In 2020, feminist history has become more important than ever as it helps us to understand the structural inequalities that have faced women, particularly women of colour, in the past and their significance today. Lilith champions the work of feminist and gender historians and the publication of this issue during the midst of COVID-19 pandemic is testament to its commitment to the discipline and providing a platform for the work of emerging feminist scholars.
Dr Rachel Harris is a Visiting Research Fellow at the University of Adelaide and sessional lecturer at Flinders University. She is also the 2020 Bill Cowan Barr Smith Library fellowship holder, through which she is researching the lives of working-class women in 1970s and 1980s South Australia.
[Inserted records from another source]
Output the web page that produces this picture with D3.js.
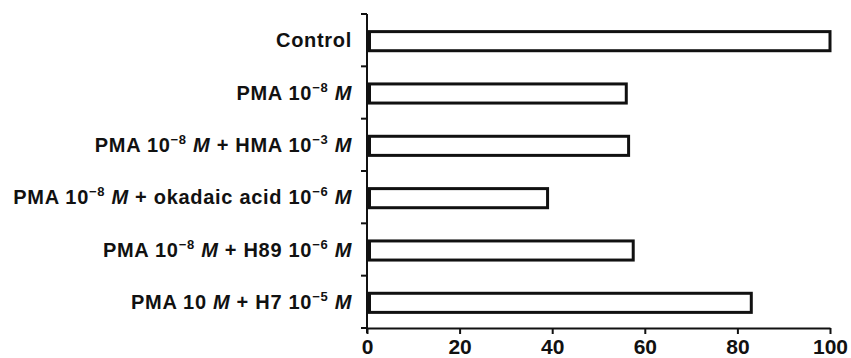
<!DOCTYPE html>
<html>
<head>
<meta charset="utf-8">
<script src="https://cdn.jsdelivr.net/npm/d3@7"></script>
<style>
  body { margin: 0; background: #fff; }
  svg text { font-family: "Liberation Sans", Arial, sans-serif; font-weight: bold; fill: #111; }
</style>
</head>
<body>
<svg id="chart" width="851" height="358"></svg>
<script>
// labels: "^" starts a superscript, a lone "M" is set in italics
var categories = [
  "Control",
  "PMA 10^-8 M",
  "PMA 10^-8 M + HMA 10^-3 M",
  "PMA 10^-8 M + okadaic acid 10^-6 M",
  "PMA 10^-8 M + H89 10^-6 M",
  "PMA 10 M + H7 10^-5 M"
];
var values = [100, 56, 56.5, 39, 57.5, 83];
var xTicks = [0, 20, 40, 60, 80, 100];

var svg = d3.select("#chart");

var x = d3.scaleLinear().domain([0, 100]).range([367, 830]);
var y = d3.scaleBand().domain(categories).range([14, 328]);

// bars
var barH = y.bandwidth() * 0.365;
svg.append("g")
  .selectAll("rect")
  .data(categories)
  .enter().append("rect")
  .attr("x", x(0) + 2.5)
  .attr("y", d => y(d) + y.bandwidth() / 2 - barH / 2 + 1)
  .attr("width", (d, i) => x(values[i]) - x(0) - 2.5)
  .attr("height", barH)
  .attr("fill", "#fff")
  .attr("stroke", "#111")
  .attr("stroke-width", 3);

// y axis: line plus ticks at band edges
var yEdges = categories.map(d => y(d)).concat([y.range()[1]]);
var ya = svg.append("g");
ya.append("line")
  .attr("x1", x(0)).attr("x2", x(0))
  .attr("y1", y.range()[0]).attr("y2", y.range()[1] + 5)
  .attr("stroke", "#111").attr("stroke-width", 2);
ya.selectAll(".yt")
  .data(yEdges)
  .enter().append("line")
  .attr("x1", x(0) - 6).attr("x2", x(0))
  .attr("y1", d => d).attr("y2", d => d)
  .attr("stroke", "#111").attr("stroke-width", 2);

// category labels with superscripts and italic M
var lab = ya.selectAll(".lab")
  .data(categories)
  .enter().append("text")
  .attr("x", x(0) - 15)
  .attr("y", d => y(d) + y.bandwidth() / 2 + 7)
  .attr("text-anchor", "end")
  .style("font-size", "20px")
  .style("letter-spacing", "0.7px");

lab.each(function(d) {
  var t = d3.select(this);
  var raised = false;
  d.split(" ").forEach(function(word, wi) {
    var sp = wi > 0 ? " " : "";
    var back = raised ? 8 : null;
    raised = false;
    if (word.indexOf("^") >= 0) {
      var parts = word.split("^");
      t.append("tspan").attr("dy", back).text(sp + parts[0]);
      t.append("tspan")
        .attr("dy", -8)
        .style("font-size", "13px")
        .text(parts[1].replace("-", "\u2212"));
      raised = true;
    } else if (word == "M") {
      t.append("tspan").attr("dy", back).text(sp);
      t.append("tspan").style("font-style", "italic").text("M");
    } else {
      t.append("tspan").attr("dy", back).text(sp + word);
    }
  });
});

// x axis
var xAxis = d3.axisBottom(x).tickValues(xTicks).tickSize(6).tickPadding(5).tickSizeOuter(0);
var xg = svg.append("g")
  .attr("transform", "translate(0," + y.range()[1] + ")")
  .call(xAxis);
xg.select(".domain").attr("stroke", "#111").attr("stroke-width", 2);
xg.selectAll(".tick line").attr("stroke", "#111").attr("stroke-width", 2);
xg.selectAll(".tick text")
  .style("font-size", "21px")
  .style("font-family", "'Liberation Sans', Arial, sans-serif")
  .style("font-weight", "bold")
  .attr("fill", "#111");
</script>
</body>
</html>
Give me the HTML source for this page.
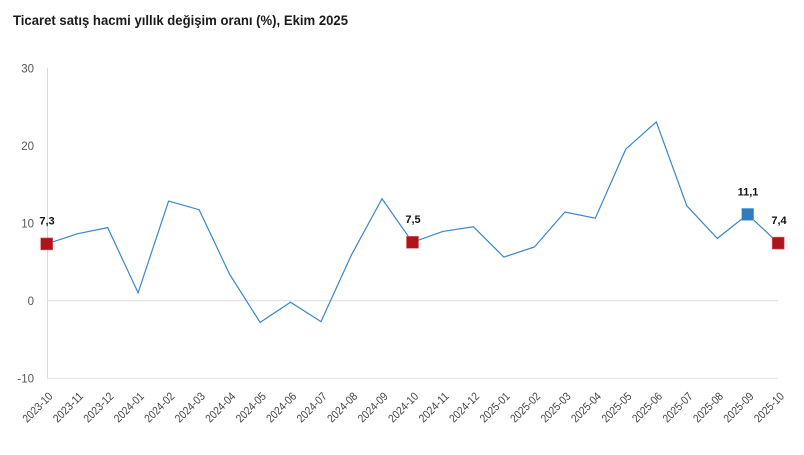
<!DOCTYPE html>
<html>
<head>
<meta charset="utf-8">
<style>
html,body{margin:0;padding:0;background:#fff;}
svg{display:block;}
text{font-family:"Liberation Sans",sans-serif;}
</style>
</head>
<body>
<svg width="804" height="455" viewBox="0 0 804 455" xmlns="http://www.w3.org/2000/svg">
<rect width="804" height="455" fill="#fff"/>
<text x="13" y="25" font-size="14" font-weight="bold" fill="#1a1a1a" textLength="335" lengthAdjust="spacingAndGlyphs">Ticaret satış hacmi yıllık değişim oranı (%), Ekim 2025</text>

<!-- axes -->
<line x1="47.5" y1="68" x2="47.5" y2="378.5" stroke="#d9d9d9" stroke-width="1"/>
<line x1="47" y1="300.6" x2="778" y2="300.6" stroke="#e6e6e6" stroke-width="1.5"/>
<line x1="47" y1="378.3" x2="778" y2="378.3" stroke="#e0e0e0" stroke-width="1"/>

<!-- y labels -->
<g font-size="11.5" fill="#555" text-anchor="end">
<text x="34" y="72.5">30</text>
<text x="34" y="150">20</text>
<text x="34" y="227.5">10</text>
<text x="34" y="305">0</text>
<text x="34" y="382.5">-10</text>
</g>

<!-- line -->
<polyline fill="none" stroke="#3b86c6" stroke-width="1.2" stroke-linejoin="miter" points="
46.7,243.9 77.2,233.8 107.7,227.6 138.1,292.8 168.6,201.1 199.1,209.7 229.6,274.2 260.1,322.4 290.5,302.2 321.0,321.6 351.5,254.8 382.0,198.8 412.5,242.3 442.9,231.4 473.4,226.8 503.9,257.1 534.4,247.0 564.9,212.0 595.3,218.2 625.8,149.1 656.3,121.9 686.8,205.8 717.3,238.4 747.7,214.4 778.2,243.1"/>

<!-- markers -->
<rect x="40.7" y="237.9" width="12" height="12" fill="#ad141c" stroke="#d9666b" stroke-width="0.6"/>
<rect x="406.5" y="236.3" width="12" height="12" fill="#ad141c" stroke="#d9666b" stroke-width="0.6"/>
<rect x="741.7" y="208.4" width="12" height="12" fill="#2f7dbd" stroke="#7fb0da" stroke-width="0.6"/>
<rect x="772.2" y="237.1" width="12" height="12" fill="#ad141c" stroke="#d9666b" stroke-width="0.6"/>

<!-- data labels -->
<g font-size="11" font-weight="bold" fill="#111" text-anchor="middle">
<text x="47" y="224.5">7,3</text>
<text x="413" y="223">7,5</text>
<text x="748" y="195.5">11,1</text>
<text x="779" y="224">7,4</text>
</g>

<!-- x labels -->
<g font-size="11.5" fill="#444" text-anchor="end">
<text transform="translate(53.3,397) rotate(-45)" textLength="37" lengthAdjust="spacingAndGlyphs">2023-10</text>
<text transform="translate(83.8,397) rotate(-45)" textLength="37" lengthAdjust="spacingAndGlyphs">2023-11</text>
<text transform="translate(114.3,397) rotate(-45)" textLength="37" lengthAdjust="spacingAndGlyphs">2023-12</text>
<text transform="translate(144.7,397) rotate(-45)" textLength="37" lengthAdjust="spacingAndGlyphs">2024-01</text>
<text transform="translate(175.2,397) rotate(-45)" textLength="37" lengthAdjust="spacingAndGlyphs">2024-02</text>
<text transform="translate(205.7,397) rotate(-45)" textLength="37" lengthAdjust="spacingAndGlyphs">2024-03</text>
<text transform="translate(236.2,397) rotate(-45)" textLength="37" lengthAdjust="spacingAndGlyphs">2024-04</text>
<text transform="translate(266.7,397) rotate(-45)" textLength="37" lengthAdjust="spacingAndGlyphs">2024-05</text>
<text transform="translate(297.1,397) rotate(-45)" textLength="37" lengthAdjust="spacingAndGlyphs">2024-06</text>
<text transform="translate(327.6,397) rotate(-45)" textLength="37" lengthAdjust="spacingAndGlyphs">2024-07</text>
<text transform="translate(358.1,397) rotate(-45)" textLength="37" lengthAdjust="spacingAndGlyphs">2024-08</text>
<text transform="translate(388.6,397) rotate(-45)" textLength="37" lengthAdjust="spacingAndGlyphs">2024-09</text>
<text transform="translate(419.1,397) rotate(-45)" textLength="37" lengthAdjust="spacingAndGlyphs">2024-10</text>
<text transform="translate(449.5,397) rotate(-45)" textLength="37" lengthAdjust="spacingAndGlyphs">2024-11</text>
<text transform="translate(480.0,397) rotate(-45)" textLength="37" lengthAdjust="spacingAndGlyphs">2024-12</text>
<text transform="translate(510.5,397) rotate(-45)" textLength="37" lengthAdjust="spacingAndGlyphs">2025-01</text>
<text transform="translate(541.0,397) rotate(-45)" textLength="37" lengthAdjust="spacingAndGlyphs">2025-02</text>
<text transform="translate(571.5,397) rotate(-45)" textLength="37" lengthAdjust="spacingAndGlyphs">2025-03</text>
<text transform="translate(601.9,397) rotate(-45)" textLength="37" lengthAdjust="spacingAndGlyphs">2025-04</text>
<text transform="translate(632.4,397) rotate(-45)" textLength="37" lengthAdjust="spacingAndGlyphs">2025-05</text>
<text transform="translate(662.9,397) rotate(-45)" textLength="37" lengthAdjust="spacingAndGlyphs">2025-06</text>
<text transform="translate(693.4,397) rotate(-45)" textLength="37" lengthAdjust="spacingAndGlyphs">2025-07</text>
<text transform="translate(723.9,397) rotate(-45)" textLength="37" lengthAdjust="spacingAndGlyphs">2025-08</text>
<text transform="translate(754.3,397) rotate(-45)" textLength="37" lengthAdjust="spacingAndGlyphs">2025-09</text>
<text transform="translate(784.8,397) rotate(-45)" textLength="37" lengthAdjust="spacingAndGlyphs">2025-10</text>
</g>
</svg>
</body>
</html>
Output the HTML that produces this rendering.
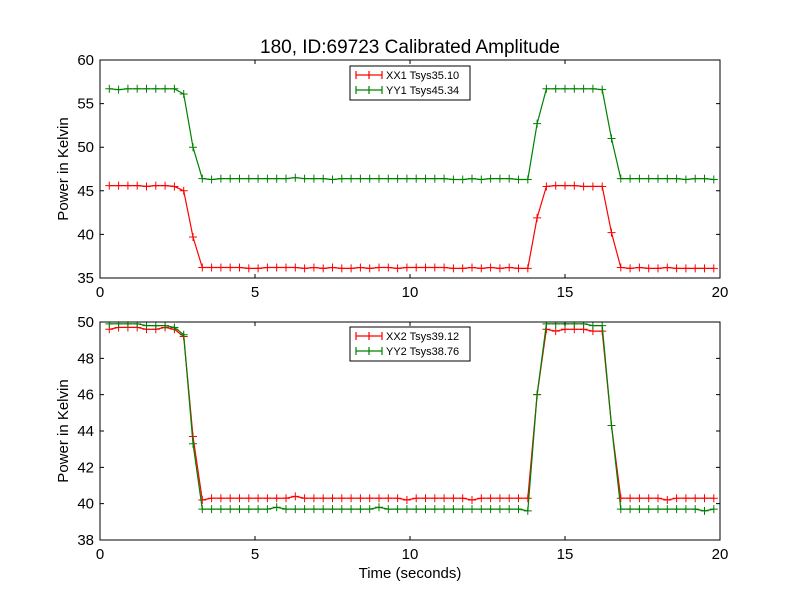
<!DOCTYPE html>
<html><head><meta charset="utf-8"><style>
body{margin:0;background:#fff;}
svg{font-family:"Liberation Sans","DejaVu Sans",sans-serif;}
</style></head><body>
<svg id="chart" width="800" height="600" xmlns="http://www.w3.org/2000/svg">
<rect width="800" height="600" fill="#fff"/>
<text x="410" y="53" font-size="19" text-anchor="middle">180, ID:69723 Calibrated Amplitude</text>
<text x="410" y="578" font-size="15" text-anchor="middle">Time (seconds)</text>
</svg>
<script>
const low1x = [36.2,36.2,36.2,36.2,36.2,36.1,36.1,36.2,36.2,36.2,36.2,36.1,36.2,36.1,36.2,36.1,36.1,36.2,36.1,36.2,36.2,36.1,36.2,36.2,36.2,36.2,36.2,36.1,36.1,36.2,36.1,36.2,36.1,36.2,36.1,36.1];
const XX1 = [45.6,45.6,45.6,45.6,45.5,45.6,45.6,45.5,45.0,39.7].concat(low1x,[41.9,45.5,45.6,45.6,45.6,45.5,45.5,45.5,40.2,36.2,36.1,36.2,36.1,36.1,36.2,36.1,36.1,36.1,36.1,36.1]);
const low1y = [46.4,46.3,46.4,46.4,46.4,46.4,46.4,46.4,46.4,46.4,46.5,46.4,46.4,46.4,46.3,46.4,46.4,46.4,46.4,46.4,46.4,46.4,46.4,46.4,46.4,46.4,46.4,46.3,46.3,46.4,46.3,46.4,46.4,46.4,46.3,46.3];
const YY1 = [56.7,56.6,56.7,56.7,56.7,56.7,56.7,56.7,56.1,50.0].concat(low1y,[52.7,56.7,56.7,56.7,56.7,56.7,56.7,56.6,51.0,46.4,46.4,46.4,46.4,46.4,46.4,46.4,46.3,46.4,46.4,46.3]);
const low2x = [40.2,40.3,40.3,40.3,40.3,40.3,40.3,40.3,40.3,40.3,40.4,40.3,40.3,40.3,40.3,40.3,40.3,40.3,40.3,40.3,40.3,40.3,40.2,40.3,40.3,40.3,40.3,40.3,40.3,40.2,40.3,40.3,40.3,40.3,40.3,40.3];
const XX2 = [49.6,49.7,49.7,49.7,49.6,49.6,49.7,49.6,49.2,43.7].concat(low2x,[46.0,49.6,49.5,49.6,49.6,49.6,49.5,49.5,44.3,40.3,40.3,40.3,40.3,40.3,40.2,40.3,40.3,40.3,40.3,40.3]);
const low2y = [39.7,39.7,39.7,39.7,39.7,39.7,39.7,39.7,39.8,39.7,39.7,39.7,39.7,39.7,39.7,39.7,39.7,39.7,39.7,39.8,39.7,39.7,39.7,39.7,39.7,39.7,39.7,39.7,39.7,39.7,39.7,39.7,39.7,39.7,39.7,39.6];
const YY2 = [49.9,49.9,49.9,49.9,49.8,49.8,49.8,49.7,49.3,43.3].concat(low2y,[46.0,49.9,49.9,49.9,49.9,49.9,49.8,49.8,44.3,39.7,39.7,39.7,39.7,39.7,39.7,39.7,39.7,39.7,39.6,39.7]);
const times = XX1.map((_, i) => +(0.3 + 0.3 * i).toFixed(2));
const xTicks = [0, 5, 10, 15, 20];
const yTicks1 = [35, 40, 45, 50, 55, 60];
const yTicks2 = [38, 40, 42, 44, 46, 48, 50];
const legend1 = ["XX1 Tsys35.10", "YY1 Tsys45.34"];
const legend2 = ["XX2 Tsys39.12", "YY2 Tsys38.76"];

const NS = "http://www.w3.org/2000/svg";
const svg = document.getElementById("chart");
function mk(tag, attrs, parent) {
  const e = document.createElementNS(NS, tag);
  for (const k in attrs) e.setAttribute(k, attrs[k]);
  (parent || svg).appendChild(e);
  return e;
}
function panel(id, top, bottom, ymin, ymax, yTicks, series, names, legendY) {
  const L = 100, R = 720;
  const xs = t => L + (t - 0) / 20 * (R - L);
  const ys = v => bottom - (v - ymin) / (ymax - ymin) * (bottom - top);
  const g = mk("g", {});
  
  
  const clip = mk("clipPath", { id: id + "-clip" }, g);
  mk("rect", { x: L, y: top, width: R - L, height: bottom - top }, clip);
  const colors = ["#ff0000", "#008000"];
  series.forEach((s, si) => {
    const sg = mk("g", { "clip-path": "url(#" + id + "-clip)" }, g);
    
    
    const pts = s.map((v, i) => xs(times[i]).toFixed(1) + "," + ys(v).toFixed(1)).join(" ");
    mk("polyline", { points: pts, fill: "none", stroke: colors[si], "stroke-width": 1.2 }, sg);
    let d = "";
    s.forEach((v, i) => {
      const x = xs(times[i]), y = ys(v);
      d += `M${x - 4},${y}h8M${x},${y - 4}v8`;
    });
    mk("path", { d: d, stroke: colors[si], "stroke-width": 1 }, sg);
  });
  mk("rect", { x: L, y: top, width: R - L, height: bottom - top, fill: "none", stroke: "#000", "stroke-width": 1 }, g);
  xTicks.forEach(t => {
    const x = xs(t);
    mk("path", { d: `M${x},${bottom}v-4M${x},${top}v4`, stroke: "#000" }, g);
    const tx = mk("text", { x: x, y: bottom + 19, "font-size": 15, "text-anchor": "middle" }, g);
    
    
    tx.textContent = t;
  });
  yTicks.forEach(v => {
    const y = ys(v);
    mk("path", { d: `M${L},${y}h4M${R},${y}h-4`, stroke: "#000" }, g);
    const ty = mk("text", { x: L - 6, y: y + 5, "font-size": 15, "text-anchor": "end" }, g);
    
    
    ty.textContent = v;
  });
  const yt = mk("text", { x: 0, y: 0, "font-size": 15, "text-anchor": "middle", transform: `translate(68,${(top + bottom) / 2}) rotate(-90)` }, g);
  
  
  yt.textContent = "Power in Kelvin";
  const lg = mk("g", {}, g);
  
  
  mk("rect", { x: 350, y: legendY, width: 120, height: 34, fill: "#fff", stroke: "#000", "stroke-width": 1 }, lg);
  names.forEach((n, i) => {
    const y = legendY + 9 + i * 15;
    mk("path", { d: `M356,${y}h26M369,${y - 4}v8M356,${y - 4}v8M382,${y - 4}v8`, stroke: colors[i], "stroke-width": 1.2 }, lg);
    const lt = mk("text", { x: 386, y: y + 4, "font-size": 11 }, lg);
    
    
    lt.textContent = n;
  });
}
panel("top", 60, 278, 35, 60, yTicks1, [XX1, YY1], legend1, 66);
panel("bottom", 322, 540, 38, 50, yTicks2, [XX2, YY2], legend2, 327);
</script>
</body></html>
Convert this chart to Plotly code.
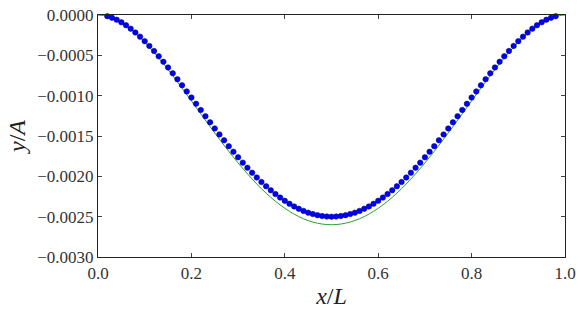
import plotly.graph_objects as go

# Blue dots: x positions and deflection values
dot_x = [round(0.02 + 0.01 * i, 2) for i in range(97)]
dot_y_half = [  # x = 0.02 ... 0.50
    -0.0000154, -0.0000339, -0.0000590, -0.0000903, -0.0001272, -0.0001695,
    -0.0002167, -0.0002683, -0.0003240, -0.0003834, -0.0004461, -0.0005117,
    -0.0005799, -0.0006503, -0.0007225, -0.0007964, -0.0008714, -0.0009474,
    -0.0010240, -0.0011009, -0.0011779, -0.0012546, -0.0013308, -0.0014063,
    -0.0014807, -0.0015539, -0.0016257, -0.0016958, -0.0017640, -0.0018301,
    -0.0018940, -0.0019554, -0.0020142, -0.0020703, -0.0021234, -0.0021734,
    -0.0022203, -0.0022639, -0.0023040, -0.0023406, -0.0023736, -0.0024030,
    -0.0024285, -0.0024503, -0.0024681, -0.0024820, -0.0024920, -0.0024980,
    -0.0025000,
]
dot_y = dot_y_half + dot_y_half[-2::-1]

# Green curve
line_x = [round(0.02 * i, 2) for i in range(51)]
line_y_half = [  # x = 0.00 ... 0.50
    0.0, -0.0000160, -0.0000613, -0.0001323, -0.0002253, -0.0003370,
    -0.0004639, -0.0006030, -0.0007514, -0.0009063, -0.0010650, -0.0012250,
    -0.0013840, -0.0015399, -0.0016907, -0.0018346, -0.0019698, -0.0020948,
    -0.0022083, -0.0023091, -0.0023962, -0.0024686, -0.0025257, -0.0025668,
    -0.0025917, -0.0026000,
]
line_y = line_y_half + line_y_half[-2::-1]

x_ticks = [0.0, 0.2, 0.4, 0.6, 0.8, 1.0]
x_tick_text = ["0.0", "0.2", "0.4", "0.6", "0.8", "1.0"]
y_ticks = [0.0, -0.0005, -0.0010, -0.0015, -0.0020, -0.0025, -0.0030]
y_tick_text = ["0.0000", "\u22120.0005", "\u22120.0010", "\u22120.0015",
               "\u22120.0020", "\u22120.0025", "\u22120.0030"]

font_family = "Liberation Serif"

fig = go.Figure()
fig.add_trace(go.Scatter(
    x=line_x, y=line_y, mode="lines", line_shape="spline",
    line=dict(color="#2ca02c", width=1), showlegend=False, cliponaxis=False,
))
fig.add_trace(go.Scatter(
    x=dot_x, y=dot_y, mode="markers",
    marker=dict(color="#0000ff", size=5.5, line=dict(color="#000066", width=0.5)),
    showlegend=False, cliponaxis=False,
))

axis_common = dict(
    showgrid=False, zeroline=False, showline=True, linecolor="#222222",
    linewidth=1.2, mirror="ticks", ticks="inside", ticklen=4, tickcolor="#444444",
    automargin=False,
    tickfont=dict(family=font_family, size=17, color="#333333"),
)

fig.update_layout(
    width=581, height=309,
    margin=dict(l=98, r=16, t=15, b=52, autoexpand=False),
    paper_bgcolor="white", plot_bgcolor="white",
    font=dict(family=font_family),
    xaxis=dict(range=[0, 1], tickvals=x_ticks, ticktext=x_tick_text,
               title=dict(text="<i>x</i>/<i>L</i>", standoff=6,
                          font=dict(family=font_family, size=24, color="#222222")),
               **axis_common),
    yaxis=dict(range=[-0.003, 0], tickvals=y_ticks, ticktext=y_tick_text,
               title=dict(text="<i>y</i>/<i>A</i>", standoff=4,
                          font=dict(family=font_family, size=24, color="#222222")),
               **axis_common),
)

fig.write_html("out.html", config={"displayModeBar": False},
               post_script="document.body.style.margin='0';")
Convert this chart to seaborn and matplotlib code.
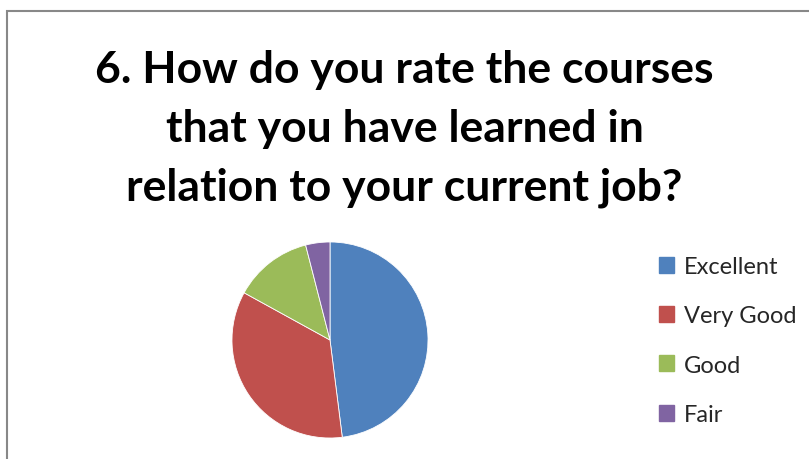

She has received numerous awards for her research and has publications in War & Society, History Australia and Labour History. Rachel is a member of the Lilith editorial collective.
Michelle Staff is a PhD candidate in the School of History at the Australian National University. Her research examines feminist internationalism during the interwar period, with a focus on feminists from Australia and Britain. Michelle is also a member of the Lilith editorial collective.